Opinion
2021-01798 2021-01798
05-18-2022
Patricia Pazner, New York, NY (Ava C. Page of counsel), for appellant. Melinda Katz, District Attorney, Kew Gardens, NY (Johnnette Traill, Roni C. Piplani, and Joseph M. DiPietro of counsel), for respondent.
Patricia Pazner, New York, NY (Ava C. Page of counsel), for appellant.
Melinda Katz, District Attorney, Kew Gardens, NY (Johnnette Traill, Roni C. Piplani, and Joseph M. DiPietro of counsel), for respondent.
FRANCESCA E. CONNOLLY, J.P., JOSEPH J. MALTESE, LARA J. GENOVESI, WILLIAM G. FORD, JJ.
DECISION & ORDER
Appeal by the defendant from an order of the Supreme Court, Queens County (Ushir Pandit-Durant, J.), dated March 1, 2021, which, after a hearing, designated him a level two sex offender pursuant to Correction Law article 6-C.

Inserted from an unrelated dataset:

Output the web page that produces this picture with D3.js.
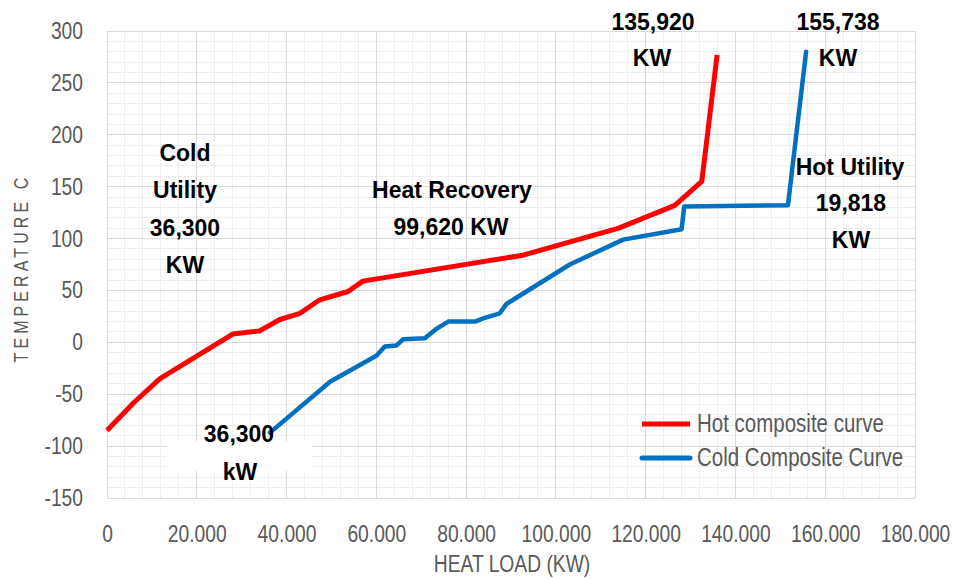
<!DOCTYPE html>
<html>
<head>
<meta charset="utf-8">
<script src="https://cdn.jsdelivr.net/npm/d3@7"></script>
<style>
  html, body { margin: 0; padding: 0; background: #fff; }
  svg { display: block; }
</style>
</head>
<body>
<svg id="chart" width="956" height="579"></svg>
<script>
// ---- data ----
const hotX  = [0, 6000, 11800, 28000, 34000, 38500, 43000, 47400, 53700, 57000, 92700, 114000, 126500, 132500, 135920];
const hotY  = [-85, -58, -35, 8, 11, 22, 28, 41, 49, 59, 84, 110, 132, 155, 277];
const coldX = [36300, 49700, 60000, 61900, 64500, 66000, 70800, 73400, 76000, 82000, 83800, 87500, 89000, 103100, 115000, 128000, 128600, 151700, 155738];
const coldY = [-87, -38, -13, -4, -3, 3, 4, 13, 20, 20, 23, 28, 37, 75, 99, 109, 131, 132, 280];
const seriesNames = ["Hot composite curve", "Cold Composite Curve"];
const xTicks = [0, 20000, 40000, 60000, 80000, 100000, 120000, 140000, 160000, 180000];
const xTickLabels = ["0", "20.000", "40.000", "60.000", "80.000", "100.000", "120.000", "140.000", "160.000", "180.000"];
const yTicks = [-150, -100, -50, 0, 50, 100, 150, 200, 250, 300];
const yTickLabels = ["-150", "-100", "-50", "0", "50", "100", "150", "200", "250", "300"];
const xTitle = "HEAT LOAD (KW)";
const yTitle = "TEMPERATURE C";

// ---- layout ----
const L = 107, R = 915, T = 31, B = 498;
const FONT = "'Liberation Sans', Arial, sans-serif";
const SX = 0.82; // horizontal condense factor (narrow look)
const GREY = "#595959";

const svg = d3.select("#chart");
const x = d3.scaleLinear().domain([0, 180000]).range([L, R]);
const y = d3.scaleLinear().domain([-150, 300]).range([B, T]);

// grid
const grid = svg.append("g");
const minorX = d3.range(0, 180001, 4000).filter(v => v % 20000 !== 0);
const minorY = d3.range(-150, 301, 10).filter(v => v % 50 !== 0);
grid.selectAll(".mx").data(minorX).join("line")
  .attr("x1", d => x(d)).attr("x2", d => x(d)).attr("y1", T).attr("y2", B)
  .attr("stroke", "#eeeeee").attr("stroke-width", 1).attr("shape-rendering", "crispEdges");
grid.selectAll(".my").data(minorY).join("line")
  .attr("x1", L).attr("x2", R).attr("y1", d => y(d)).attr("y2", d => y(d))
  .attr("stroke", "#eeeeee").attr("stroke-width", 1).attr("shape-rendering", "crispEdges");
grid.selectAll(".Mx").data(xTicks).join("line")
  .attr("x1", d => x(d)).attr("x2", d => x(d)).attr("y1", T).attr("y2", B)
  .attr("stroke", "#d9d9d9").attr("stroke-width", 1).attr("shape-rendering", "crispEdges");
grid.selectAll(".My").data(yTicks).join("line")
  .attr("x1", L).attr("x2", R).attr("y1", d => y(d)).attr("y2", d => y(d))
  .attr("stroke", "#d9d9d9").attr("stroke-width", 1).attr("shape-rendering", "crispEdges");

// axes
const xAxis = svg.append("g").attr("transform", `translate(0,${B})`)
  .call(d3.axisBottom(x).tickValues(xTicks).tickSize(0).tickPadding(27)
    .tickFormat((d, i) => xTickLabels[i]));
const yAxis = svg.append("g").attr("transform", `translate(${L},0)`)
  .call(d3.axisLeft(y).tickValues(yTicks).tickSize(0).tickPadding(24)
    .tickFormat((d, i) => yTickLabels[i]));
[xAxis, yAxis].forEach(a => {
  a.select(".domain").remove();
  a.selectAll("text").attr("fill", GREY).style("font-family", FONT).style("font-size", "23.5px");
});
xAxis.selectAll("text").attr("transform", `scale(${SX},1)`);
yAxis.selectAll("text").attr("x", -24 / SX).attr("transform", `scale(${SX},1)`);

// axis titles
svg.append("text").attr("transform", `translate(512,572) scale(${SX},1)`).attr("text-anchor", "middle")
  .attr("fill", GREY).style("font-family", FONT).style("font-size", "23.5px").text(xTitle);
svg.append("text").attr("transform", `translate(28,268) rotate(-90) scale(${SX},1)`).attr("text-anchor", "middle")
  .attr("fill", GREY).style("font-family", FONT).style("font-size", "19.5px")
  .style("letter-spacing", "5px").text(yTitle);

// white label box
svg.append("rect").attr("x", 167).attr("y", 441).attr("width", 145).attr("height", 30).attr("fill", "#fff");

// lines
const line = d3.line().x(d => x(d[0])).y(d => y(d[1]));
const hot = hotX.map((v, i) => [v, hotY[i]]);
const cold = coldX.map((v, i) => [v, coldY[i]]);
svg.append("path").datum(hot).attr("d", line).attr("fill", "none")
  .attr("stroke", "#ff0000").attr("stroke-width", 5).attr("stroke-linejoin", "round");
svg.append("path").datum(cold).attr("d", line).attr("fill", "none")
  .attr("stroke", "#0070c0").attr("stroke-width", 4.5).attr("stroke-linejoin", "round").attr("stroke-linecap", "round");

// annotations
const notes = [
  ["Cold", 185, 161], ["Utility", 185, 198], ["36,300", 185, 236], ["KW", 185, 273],
  ["Heat Recovery", 452, 198], ["99,620 KW", 451, 235],
  ["135,920", 653, 30], ["KW", 652, 66],
  ["155,738", 838, 30], ["KW", 838, 66],
  ["Hot Utility", 850, 175], ["19,818", 851, 211], ["KW", 851, 248],
  ["36,300", 239, 442], ["kW", 240, 480]
];
svg.append("g").selectAll("text").data(notes).join("text")
  .attr("x", d => d[1]).attr("y", d => d[2]).attr("text-anchor", "middle")
  .attr("fill", "#000").style("font-family", FONT).style("font-weight", "bold").style("font-size", "23px")
  .text(d => d[0]);

// legend
const leg = svg.append("g");
const legItems = [
  { name: seriesNames[0], color: "#ff0000", y: 424, x1: 642, x2: 690, w: 5, cap: "butt" },
  { name: seriesNames[1], color: "#0070c0", y: 458, x1: 642, x2: 690, w: 5, cap: "round" }
];
legItems.forEach(it => {
  leg.append("line").attr("x1", it.x1).attr("x2", it.x2).attr("y1", it.y).attr("y2", it.y)
    .attr("stroke", it.color).attr("stroke-width", it.w).attr("stroke-linecap", it.cap);
  leg.append("text").attr("transform", `translate(697,${it.y + 8}) scale(${SX},1)`).attr("fill", GREY)
    .style("font-family", FONT).style("font-size", "25px").text(it.name);
});
</script>
</body>
</html>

ORDERED that the order is affirmed, without costs or disbursements.
In September 2005, the defendant was convicted, upon a jury verdict, of rape in the first degree, burglary in the first degree, sexual abuse in the first degree, and endangering the welfare of a child. After a hearing pursuant to the Sex Offender Registration Act (Correction Law art 6-C; hereinafter SORA), the Supreme Court assessed the defendant 100 points on the risk assessment instrument, resulting in a presumptive risk level of two, and designated him a level two sex offender.
In establishing a sex offender's appropriate risk level assessment under SORA, the People have "the burden of proving the facts supporting the determinations sought by clear and convincing evidence" (Correction Law § 168-n[3]; see Sex Offender Registration Act: Risk Assessment Guidelines and Commentary at 5 [2006] [hereinafter Guidelines]; People v Wyatt, 89 A.D.3d 112, 117-118). The Supreme Court properly assessed the defendant 15 points under risk factor 11 based upon information contained in the case summary prepared by the Board of Examiners of Sex Offenders which established by clear and convincing evidence a history of drug or alcohol abuse.
Correction Law § 168-n(3) requires a court making a risk level determination to "render an order setting forth its determinations and the findings of fact and conclusions of law on which the determinations are based" (see People v Green, 195 A.D.3d 754, 755; People v Porciello, 193 A.D.3d 993, 994). Here, the Supreme Court failed to set forth findings of fact and conclusions of law with respect to the defendant's request for a downward departure from the presumptive risk level. Nevertheless, remittitur is not necessary because the record is sufficient for this Court to make its own findings of fact and conclusions of law (see People v Porciello, 193 A.D.3d at 993-994).
A defendant seeking a downward departure from the presumptive risk level has the initial burden of "(1) identifying, as a matter of law, an appropriate mitigating factor, namely, a factor which tends to establish a lower likelihood of reoffense or danger to the community and is of a kind, or to a degree, that is otherwise not adequately taken into account by the Guidelines; and (2) establishing the facts in support of its existence by a preponderance of the evidence" (People v Wyatt, 89 A.D.3d 112, 128; see People v Gillotti, 23 N.Y.3d 841, 861; see also Guidelines at 4). If the defendant makes that twofold showing, the court must exercise its discretion by weighing the mitigating factor to determine whether the totality of the circumstances warrants a departure to avoid an overassessment of the defendant's dangerousness and risk of sexual recidivism (see People v Gillotti, 23 N.Y.3d at 861; People v Sawyer, 169 A.D.3d 840).
Here, the defendant failed to demonstrate that he was entitled to a downward departure due to mitigating circumstances. Although an offender's "advanced age" upon release (Guidelines at 5), exceptional response to sex offender treatment (see People v Santiago, 137 A.D.3d 762, 764), and family support (see People v Davis, 179 A.D.3d 183) may qualify as grounds for a downward departure, the defendant failed to establish the facts in support of these grounds by a preponderance of the evidence (see People v Ralph, 170 A.D.3d 900; People v Sawyer, 169 A.D.3d at 840-841; People v Santiago, 137 A.D.3d 762). The defendant also failed to establish that a licensed social worker's assessment that he was at a low risk for recidivism constituted an appropriate mitigating factor (see generally People v Curry, 158 A.D.3d 52). Moreover, the defendant's remorse, prison disciplinary record, participation in educational and vocational programs, and release environment had already been taken into account by the Guidelines (see People v Sawyer, 169 A.D.3d at 840-841; People v Rocano-Quintuna, 149 A.D.3d 1114, 1115).
CONNOLLY, J.P., MALTESE, GENOVESI AND FORD, JJ., CONCUR.